Probate is a legal proceeding which supervises the administration of an estate. A Personal Representative is appointed to pay the decedent’s bills, and then distribute the remaining assets according to the terms of the Will. If the decedent died without a Will, there are laws which govern who the estate shall pass to.
How long does the probate process take?
A probate takes as long as necessary to settle a decedent’s affairs. Sales of property, disagreements among heirs and IRS audits can delay closing for months, or even years. At a minimum, there is a four month waiting period that begins after publication of a Notice to Creditors. If there are no complications, the estate can be distributed and closed after the four months have passed.
What are the duties of a Personal Representative?

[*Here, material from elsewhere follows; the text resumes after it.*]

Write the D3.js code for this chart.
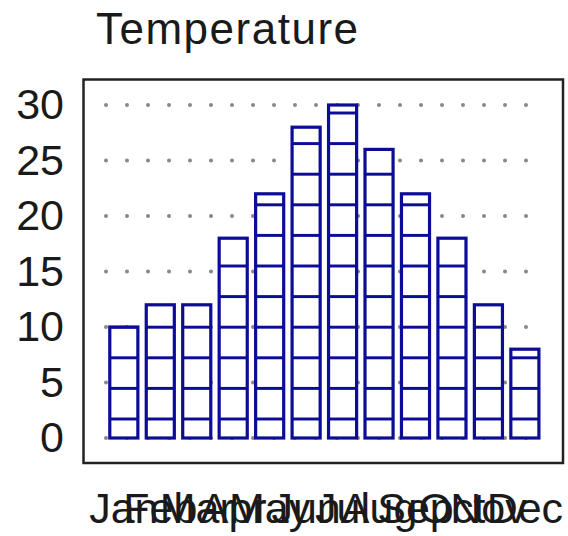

Once the Personal Representative is appointed by the Court, they have all the rights of the decedent, had the decedent lived. It is the Personal Representative’s duty to locate and protect everything the decedent had owned, pay all creditors and taxes, and distribute the assets to the heirs according to the decedent’s Will, or by law if there was no Will.
How do I decide whether I should incorporate my small business, or form a Limited Liability Company?
Operating your small business as an entity other than as sole proprietor can have benefits, protection and potential tax savings for you. The advantage to choosing one business entity over another depends on several factors. Consult with your tax professional, and a business attorney, to make the right decision for your small business.